In the world of joint venture real estate, sometimes those with money pair up with those that have the experience. Sometimes one party putting down all the cash on a deal can cause ill feelings towards the party just contributing the brains. Yes, experience does count and can help get a better deal and make more money, but still, it is human nature to want everything to be on a level playing field.
Paul Kondakos is an investor that came up with an idea to make these types of business relationships more palatable. An investment group can still attract those with knowledge, but perhaps even more partners that want to put up some cash. His method is a bit of creative financing he calls VTB.
Suppose you are investing in a commercial property worth $1 million.
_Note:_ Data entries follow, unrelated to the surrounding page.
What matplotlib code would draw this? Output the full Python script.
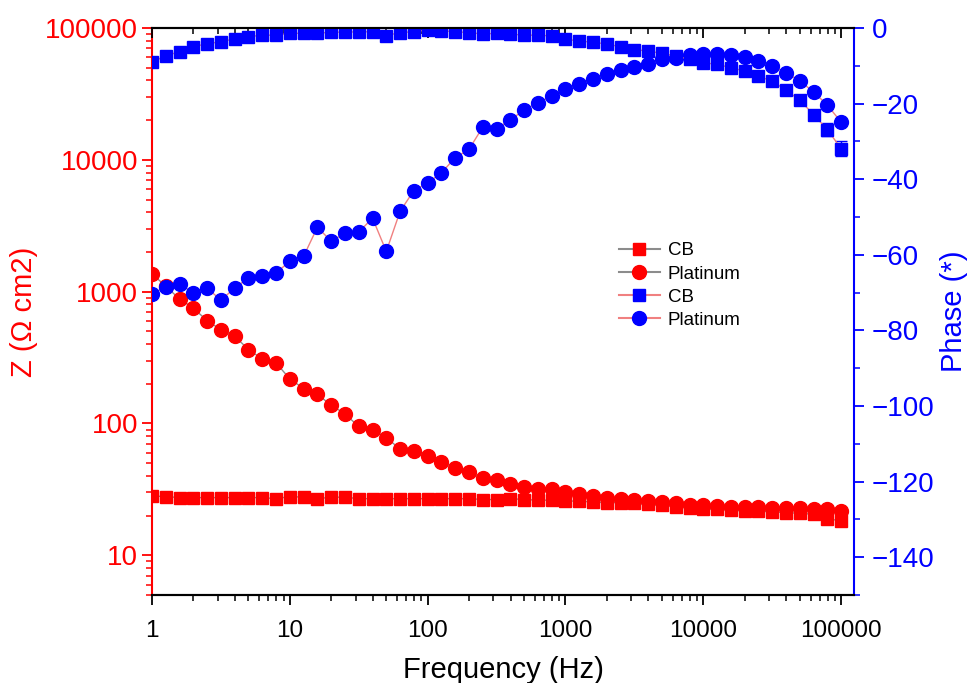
import numpy as np
import matplotlib
matplotlib.use("Agg")
import matplotlib.pyplot as plt
from matplotlib import ticker
from matplotlib.lines import Line2D

plt.rcParams['font.family'] = ['Liberation Sans', 'DejaVu Sans']

# Frequency sweep (Hz), 10 points per decade
freq = [1, 1.259, 1.585, 1.995, 2.512, 3.162, 3.981, 5.012, 6.310, 7.943,
        10, 12.59, 15.85, 19.95, 25.12, 31.62, 39.81, 50.12, 63.10, 79.43,
        100, 125.9, 158.5, 199.5, 251.2, 316.2, 398.1, 501.2, 631.0, 794.3,
        1000, 1259, 1585, 1995, 2512, 3162, 3981, 5012, 6310, 7943,
        10000, 12589, 15849, 19953, 25119, 31623, 39811, 50119, 63096, 79433,
        100000]

# Impedance modulus (ohm cm2)
z_cb = [28.2, 27.9, 27.4, 27.4, 27.4, 27.4, 27.4, 27.4, 27.4, 26.9,
        27.9, 27.6, 26.9, 27.6, 27.6, 26.9, 26.9, 26.9, 26.9, 26.9,
        26.9, 26.9, 26.9, 26.9, 26.5, 26.5, 26.9, 26.5, 26.2, 26.2,
        25.8, 25.8, 25.3, 25.1, 25.1, 24.8, 24.3, 23.9, 23.4, 23.0,
        22.6, 22.3, 22.0, 21.7, 21.7, 21.3, 21.1, 20.8, 20.5, 19.0,
        18.2]
z_pt = [1369, 1097, 880, 751, 602, 515, 459, 364, 309, 288,
        218, 184, 166, 138, 118, 95, 90, 78, 64, 62,
        56.5, 50.9, 46.1, 42.7, 38.3, 37.2, 34.5, 33.1, 32.0, 31.6,
        30.4, 29.0, 28.2, 27.4, 26.6, 26.2, 25.6, 25.3, 24.8, 24.2,
        23.9, 23.6, 23.4, 23.2, 23.1, 23.0, 23.0, 22.8, 22.6, 22.3,
        21.7]

# Phase angle (deg)
ph_cb = [-9.1, -7.3, -6.3, -4.9, -4.2, -3.6, -2.9, -2.3, -1.9, -1.9,
         -1.4, -1.4, -1.4, -1.1, -1.1, -1.0, -1.0, -2.0, -1.2, -1.0,
         -0.5, -0.7, -1.0, -1.2, -1.6, -1.4, -1.6, -1.9, -1.9, -2.1,
         -3.0, -3.4, -3.8, -4.2, -5.0, -5.7, -6.1, -6.7, -7.4, -8.3,
         -9.2, -9.6, -10.5, -11.4, -12.7, -14.1, -16.4, -19.1, -22.9, -26.9,
         -31.9]
ph_cb_err = [0] * 46 + [0.5, 0.6, 1.0, 1.8, 2.0]
ph_pt = [-70.4, -68.4, -67.7, -70.1, -68.8, -72.0, -68.8, -66.1, -65.5, -64.8,
         -61.7, -60.4, -52.7, -56.4, -54.3, -54.0, -50.3, -59.1, -48.5, -43.0,
         -41.0, -38.3, -34.3, -32.1, -26.2, -26.6, -24.3, -21.7, -19.8, -18.0,
         -16.2, -14.7, -13.4, -12.2, -11.1, -10.3, -9.4, -8.3, -7.9, -7.2,
         -7.0, -7.0, -7.2, -7.8, -8.7, -10.1, -11.8, -14.0, -16.9, -20.4,
         -24.9]

RED = '#FF0000'
BLUE = '#0000FF'
GREY_LINE = '#8C8C8C'
PINK_LINE = '#F08080'
SQ_MS = 9
CI_MS = 10

fig = plt.figure(figsize=(9.69, 6.83), dpi=100)
ax = fig.add_axes([152 / 969, 1 - 595 / 683, 702 / 969, 567 / 683])
ax2 = ax.twinx()

# |Z| on the left log axis
ax.plot(freq, z_cb, color=GREY_LINE, lw=1, marker='s', ms=SQ_MS,
        mfc=RED, mec=RED)
ax.plot(freq, z_pt, color=GREY_LINE, lw=1, marker='o', ms=CI_MS,
        mfc=RED, mec=RED)

# phase on the right axis
ax2.errorbar(freq, ph_cb, yerr=ph_cb_err, color=PINK_LINE, lw=1, marker='s',
             ms=SQ_MS, mfc=BLUE, mec=BLUE, ecolor=BLUE, elinewidth=1,
             capsize=4, capthick=1)
ax2.plot(freq, ph_pt, color=PINK_LINE, lw=1, marker='o', ms=CI_MS,
         mfc=BLUE, mec=BLUE)

fmt = ticker.FuncFormatter(lambda v, p: f'{v:g}')

ax.set_xscale('log')
ax.set_yscale('log')
ax.set_xlim(1, 1.24e5)
ax.set_ylim(5, 1e5)
ax2.set_ylim(-150, 0)

ax.xaxis.set_major_locator(ticker.LogLocator(base=10, numticks=10))
ax.xaxis.set_minor_locator(ticker.LogLocator(base=10, subs=range(2, 10), numticks=20))
ax.xaxis.set_major_formatter(fmt)
ax.xaxis.set_minor_formatter(ticker.NullFormatter())
ax.yaxis.set_major_locator(ticker.LogLocator(base=10, numticks=10))
ax.yaxis.set_minor_locator(ticker.LogLocator(base=10, subs=range(2, 10), numticks=20))
ax.yaxis.set_major_formatter(fmt)
ax.yaxis.set_minor_formatter(ticker.NullFormatter())
ax2.yaxis.set_major_locator(ticker.MultipleLocator(20))
ax2.yaxis.set_minor_locator(ticker.MultipleLocator(10))

# spines
for sp in ax.spines.values():
    sp.set_linewidth(1.5)
for sp in ax2.spines.values():
    sp.set_linewidth(1.5)
ax.spines['left'].set_color(RED)
ax.spines['right'].set_visible(False)
ax2.spines['left'].set_visible(False)
ax2.spines['right'].set_color(BLUE)

ax.tick_params(axis='x', which='major', direction='out', length=7, width=1.3,
               labelsize=17.5, pad=11)
ax.tick_params(axis='x', which='minor', direction='out', length=4, width=1.1)
ax.tick_params(axis='y', which='major', direction='out', length=7, width=1.3,
               color=RED, labelcolor=RED, labelsize=20, pad=3)
ax.tick_params(axis='y', which='minor', direction='out', length=4, width=1.1,
               color=RED)
ax2.tick_params(axis='y', which='major', direction='out', length=7, width=1.3,
                color=BLUE, labelcolor=BLUE, labelsize=20, pad=6)
ax2.tick_params(axis='y', which='minor', direction='out', length=4, width=1.1,
                color=BLUE)

# inward ticks along the top edge
ax2.xaxis.set_visible(True)
ax2.tick_params(axis='x', which='both', top=True, bottom=False,
                labeltop=False, labelbottom=False, direction='in')
ax2.tick_params(axis='x', which='major', length=7, width=1.3)
ax2.tick_params(axis='x', which='minor', length=4, width=1.1)

ax.set_xlabel('Frequency (Hz)', fontsize=21, labelpad=10)
ax.set_ylabel('Z (\u03a9 cm2)', fontsize=21, color=RED, labelpad=5)
ax2.set_ylabel('Phase (*)', fontsize=21, color=BLUE, labelpad=4)

handles = [
    Line2D([], [], color=GREY_LINE, lw=1.5, marker='s', ms=SQ_MS, mfc=RED, mec=RED),
    Line2D([], [], color=GREY_LINE, lw=1.5, marker='o', ms=CI_MS, mfc=RED, mec=RED),
    Line2D([], [], color=PINK_LINE, lw=1.5, marker='s', ms=SQ_MS, mfc=BLUE, mec=BLUE),
    Line2D([], [], color=PINK_LINE, lw=1.5, marker='o', ms=CI_MS, mfc=BLUE, mec=BLUE),
]
labels = ['CB', 'Platinum', 'CB', 'Platinum']
ax2.legend(handles, labels, loc='upper left', bbox_to_anchor=(0.665, 0.622),
           bbox_transform=ax2.transAxes, frameon=False, fontsize=13.5,
           handlelength=2.2, handletextpad=0.4, labelspacing=0.32,
           borderpad=0, borderaxespad=0)

fig.savefig('out.png', dpi=100)
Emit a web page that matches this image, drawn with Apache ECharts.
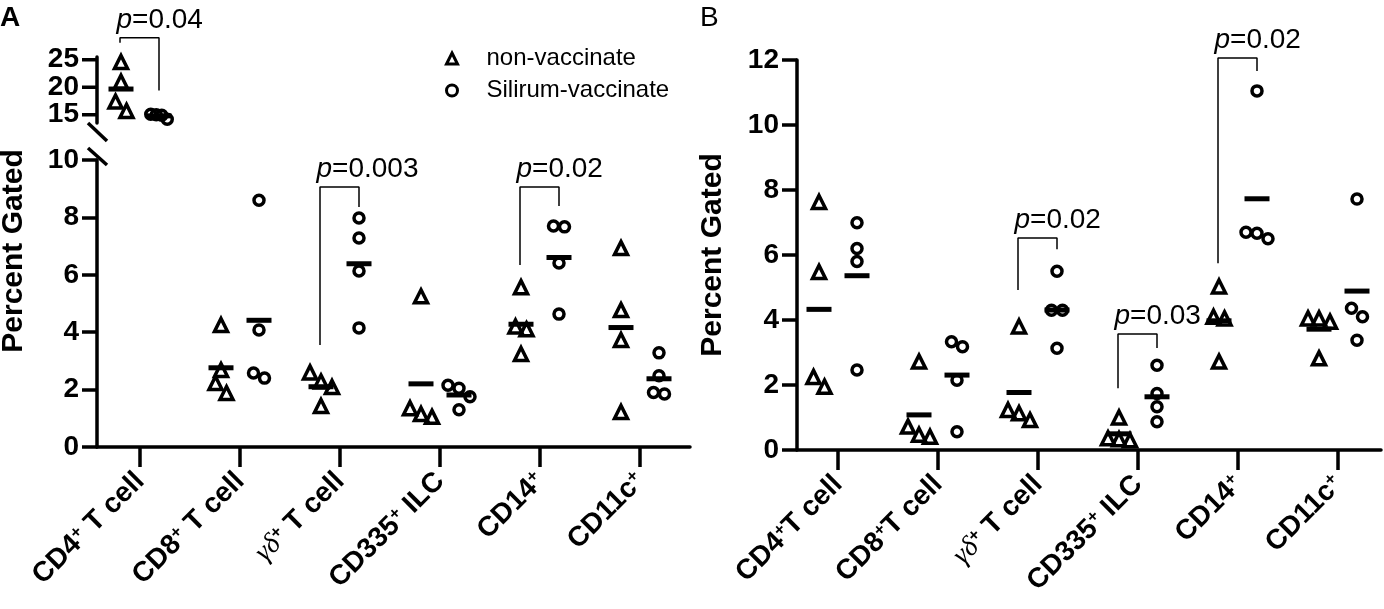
<!DOCTYPE html>
<html lang="en">
<head>
<meta charset="UTF-8">
<title>Percent Gated</title>
<script src="https://cdn.jsdelivr.net/npm/echarts@6/dist/echarts.min.js"></script>
<style>
  html, body { margin: 0; padding: 0; background: #fff; }
  #main { width: 1384px; height: 609px; }
</style>
</head>
<body>
<div id="main"></div>
<script>
// categories (a "+" becomes a superscript, "γδ" is set in serif italic)
var catsA = ['CD4+ T cell', 'CD8+ T cell', 'γδ+ T cell', 'CD335+ ILC', 'CD14+', 'CD11c+'];
var catsB = ['CD4+T cell', 'CD8+T cell', 'γδ+ T cell', 'CD335+ ILC', 'CD14+', 'CD11c+'];
var seriesNames = ['non-vaccinate', 'Silirum-vaccinate'];
var upperTicksA = [15, 20, 25];

// panel A values, one array per category
var nonVacA = [
    [24.6, 21.0, 17.4, 15.7],
    [4.25, 2.68, 2.23, 1.88],
    [2.6, 2.28, 2.09, 1.43],
    [5.25, 1.35, 1.15, 1.05],
    [5.57, 4.2, 4.1, 3.24],
    [6.93, 4.77, 3.73, 1.22]
];
var silA = [
    [15.1, 15.0, 14.9, 14.2],
    [8.6, 4.08, 2.58, 2.4],
    [7.98, 7.28, 6.13, 4.15],
    [2.15, 2.05, 1.75, 1.3],
    [7.7, 7.67, 6.41, 4.63],
    [3.28, 2.48, 1.9, 1.85]
];
// panel B values
var nonVacB = [
    [7.63, 5.48, 2.25, 1.95],
    [2.72, 0.72, 0.47, 0.41],
    [3.8, 1.23, 1.13, 0.92],
    [1.0, 0.36, 0.33, 0.3],
    [5.03, 4.1, 4.05, 2.72],
    [4.05, 4.05, 3.95, 2.82]
];
var silB = [
    [6.99, 6.2, 5.8, 2.46],
    [3.33, 3.18, 2.15, 0.56],
    [5.5, 4.3, 4.3, 3.13],
    [2.61, 1.74, 1.33, 0.87],
    [11.05, 6.7, 6.67, 6.5],
    [7.72, 4.36, 4.1, 3.38]
];

// p-value brackets: category, text, bracket top, left leg end, right leg end
var pA = [
    { cat: 0, p: '0.04', top: 29.0, l: 28.1, r: 19.4 },
    { cat: 2, p: '0.003', top: 9.06, l: 3.55, r: 8.36 },
    { cat: 4, p: '0.02', top: 9.06, l: 6.34, r: 8.4 }
];
var pB = [
    { cat: 2, p: '0.02', top: 6.52, l: 4.92, r: 6.18 },
    { cat: 3, p: '0.03', top: 3.57, l: 1.9, r: 3.14 },
    { cat: 4, p: '0.02', top: 12.06, l: 5.75, r: 11.66 }
];

var FONT = 'Arial, "Liberation Sans", Helvetica, sans-serif';
var LEFT_OFF = -0.19, RIGHT_OFF = 0.19;

function catLabel(s) {
    var out = '';
    var parts = s.split('+');
    parts.forEach(function (p, i) {
        if (p.indexOf('γδ') === 0) { out += '{g|γδ}'; p = p.slice(2); }
        if (p) out += '{b|' + p + '}';
        if (i < parts.length - 1) out += '{s|+}';
    });
    return out;
}

function mean(a) {
    var s = 0;
    a.forEach(function (v) { s += v; });
    return s / a.length;
}

// spread points that would sit on top of each other
function spread(vals, thr, step) {
    var idx = vals.map(function (v, i) { return i; }).sort(function (a, b) { return vals[b] - vals[a]; });
    var out = new Array(vals.length).fill(0);
    var clusters = [];
    idx.forEach(function (i) {
        var last = clusters[clusters.length - 1];
        if (last && Math.abs(vals[last[last.length - 1]] - vals[i]) < thr) last.push(i);
        else clusters.push([i]);
    });
    clusters.forEach(function (c) {
        c.forEach(function (i, j) { out[i] = (j - (c.length - 1) / 2) * step; });
    });
    return out;
}

function pointData(groups, offset, thr, step, cats) {
    var data = [];
    cats.forEach(function (c) {
        var vals = groups[c];
        var jit = spread(vals, thr, step);
        vals.forEach(function (v, k) { data.push([c + offset + jit[k], v]); });
    });
    return data;
}

function meanData(groups, offset, cats) {
    return cats.map(function (c) { return [c + offset, mean(groups[c])]; });
}

var pointStyle = { color: 'rgba(0,0,0,0)', borderColor: '#000', borderWidth: 3.5, opacity: 1 };

function panelSeries(tri, circ, cats, thr, step, axis) {
    return [
        {
            name: seriesNames[0], type: 'scatter', xAxisIndex: axis, yAxisIndex: axis,
            symbol: 'triangle', symbolSize: 13, itemStyle: pointStyle, z: 3,
            data: pointData(tri, LEFT_OFF, thr, 0.11, cats)
        },
        {
            name: seriesNames[1], type: 'scatter', xAxisIndex: axis, yAxisIndex: axis,
            symbol: 'circle', symbolSize: 10, itemStyle: pointStyle, z: 3,
            data: pointData(circ, RIGHT_OFF, thr, step, cats)
        },
        {
            name: 'mean', type: 'scatter', xAxisIndex: axis, yAxisIndex: axis,
            symbol: 'rect', symbolSize: [25, 5], itemStyle: { color: '#000', opacity: 1 }, z: 4,
            data: meanData(tri, LEFT_OFF, cats).concat(meanData(circ, RIGHT_OFF, cats))
        }
    ];
}

function bracketSeries(list, axis) {
    var out = [];
    list.forEach(function (b) {
        var x1 = b.cat - 0.2, x2 = b.cat + 0.19;
        out.push({
            name: 'bracket', type: 'line', xAxisIndex: axis, yAxisIndex: axis,
            symbol: 'none', clip: false, silent: true, z: 2,
            lineStyle: { color: '#000', width: 1.5, opacity: 1 },
            data: [[x1, b.l], [x1, b.top], [x2, b.top], [x2, b.r]]
        });
        out.push({
            name: 'ptext', type: 'scatter', xAxisIndex: axis, yAxisIndex: axis,
            symbolSize: 1, clip: false, silent: true, itemStyle: { color: 'rgba(0,0,0,0)', opacity: 1 },
            label: {
                show: true, position: [0, 0], align: 'left', verticalAlign: 'bottom', offset: [-3, -3],
                formatter: '{i|p}=' + b.p, fontSize: 28, fontFamily: FONT, color: '#000',
                rich: { i: { fontStyle: 'italic', fontSize: 28, fontFamily: FONT, color: '#000' } }
            },
            data: [[x1, b.top]]
        });
    });
    return out;
}

var axisLineStyle = { color: '#000', width: 3.5 };
var tickLabel = { fontSize: 28, fontWeight: 'bold', fontFamily: FONT, color: '#000', margin: 18 };

function xAxisFor(grid, min, max, cats, show) {
    return {
        type: 'value', gridIndex: grid, min: min, max: max, show: show,
        splitLine: { show: false },
        axisLine: { show: true, onZero: false, lineStyle: axisLineStyle },
        axisTick: { show: true, inside: false, length: 20, lineStyle: axisLineStyle, customValues: [0, 1, 2, 3, 4, 5] },
        axisLabel: {
            show: true, rotate: 45, margin: 30, customValues: [0, 1, 2, 3, 4, 5],
            formatter: function (v) { return catLabel(cats[Math.round(v)]); },
            rich: {
                b: { fontSize: 28, fontWeight: 'bold', fontFamily: FONT, color: '#000' },
                s: { fontSize: 17, fontWeight: 'bold', fontFamily: FONT, color: '#000', verticalAlign: 'top' },
                g: { fontSize: 28, fontStyle: 'italic', fontFamily: '"Liberation Serif", "DejaVu Serif", serif', color: '#000' }
            }
        }
    };
}

function yAxisFor(grid, min, max, interval, showMarks) {
    var ax = {
        type: 'value', gridIndex: grid, min: min, max: max,
        splitLine: { show: false },
        axisLine: { show: true, onZero: false, lineStyle: axisLineStyle },
        axisTick: { show: showMarks, length: 15, lineStyle: axisLineStyle },
        axisLabel: Object.assign({ show: showMarks }, tickLabel)
    };
    if (interval) ax.interval = interval;
    return ax;
}

var chart = echarts.init(document.getElementById('main'));

var option = {
    animation: false,
    backgroundColor: '#fff',
    grid: [
        { left: 97, top: 57, width: 593, height: 66 },
        { left: 97, top: 160, width: 593, height: 287 },
        { left: 797, top: 60, width: 584, height: 390 }
    ],
    xAxis: [
        xAxisFor(0, -0.43, 5.5, catsA, false),
        xAxisFor(1, -0.43, 5.5, catsA, true),
        xAxisFor(2, -0.41, 5.43, catsB, true)
    ],
    yAxis: [
        // upper segment of the broken axis: its ticks are placed below from the axis scale
        yAxisFor(0, 13.5, 25.5, null, false),
        yAxisFor(1, 0, 10, 2, true),
        yAxisFor(2, 0, 12, 2, true)
    ],
    legend: {
        orient: 'vertical', left: 440, top: 40, itemGap: 5,
        itemWidth: 11, itemHeight: 11,
        itemStyle: { borderWidth: 3 },
        textStyle: { fontSize: 24, fontFamily: FONT, color: '#000', padding: [0, 0, 0, 24], lineHeight: 27 },
        data: [{ name: seriesNames[0], icon: 'triangle' }, { name: seriesNames[1], icon: 'circle' }]
    },
    series: []
        .concat(panelSeries(nonVacA, silA, [0], 2.0, 0.055, 0))
        .concat(panelSeries(nonVacA, silA, [1, 2, 3, 4, 5], 0.38, 0.11, 1))
        .concat(panelSeries(nonVacB, silB, [0, 1, 2, 3, 4, 5], 0.34, 0.11, 2))
        .concat(bracketSeries(pA.slice(0, 1), 0))
        .concat(bracketSeries(pA.slice(1), 1))
        .concat(bracketSeries(pB, 2))
};

chart.setOption(option);

// broken-axis marks, upper ticks and free text
var up = chart.convertToPixel({ xAxisIndex: 0, yAxisIndex: 0 }, [-0.43, 13.5]);
var lo = chart.convertToPixel({ xAxisIndex: 1, yAxisIndex: 1 }, [-0.43, 10]);
var slash = { stroke: '#000', lineWidth: 3.5 };
var marks = [
    { type: 'line', shape: { x1: up[0] - 9, y1: up[1], x2: up[0] + 10, y2: up[1] + 18 }, style: slash },
    { type: 'line', shape: { x1: lo[0] - 9, y1: lo[1] - 12, x2: lo[0] + 10, y2: lo[1] + 5 }, style: slash },
    { type: 'text', x: 0, y: 4, style: { text: 'A', font: 'bold 28px ' + FONT, fill: '#000' } },
    { type: 'text', x: 700, y: 4, style: { text: 'B', font: '28px ' + FONT, fill: '#000' } },
    {
        type: 'text', x: 14, y: 251, rotation: Math.PI / 2,
        style: { text: 'Percent Gated', font: 'bold 30px ' + FONT, fill: '#000', align: 'center', verticalAlign: 'middle' }
    },
    {
        type: 'text', x: 713, y: 255, rotation: Math.PI / 2,
        style: { text: 'Percent Gated', font: 'bold 30px ' + FONT, fill: '#000', align: 'center', verticalAlign: 'middle' }
    }
];
upperTicksA.forEach(function (v) {
    var p = chart.convertToPixel({ xAxisIndex: 0, yAxisIndex: 0 }, [-0.43, v]);
    marks.push({ type: 'line', shape: { x1: p[0] - 15, y1: p[1], x2: p[0], y2: p[1] }, style: slash });
    marks.push({
        type: 'text', x: p[0] - 18, y: p[1],
        style: { text: String(v), font: 'bold 28px ' + FONT, fill: '#000', align: 'right', verticalAlign: 'middle' }
    });
});
chart.setOption({ graphic: marks });
</script>
</body>
</html>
That means the down will usually be 25 percent or $250,000. In the usual joint venture, or JV, that means the cash partner would front the down. Using a VTB a cash partner would only need 10 percent for the down, or $100,000 for this deal.
This VTB system means that both parties contribute to the down payment. Also, in most JV situations the money partner doesn’t take as big a part in the workings of the deal. In this case the partners, having both contributed funds, have crossed the psychological threshold to where they feel equal in the deal.
Kondakos regularly uses the VTB and finds it much easier to recruit cash partners because of the lower price point going in. More people are willing, and able, to come into his joint venture projects because less of their investment funds are exposed.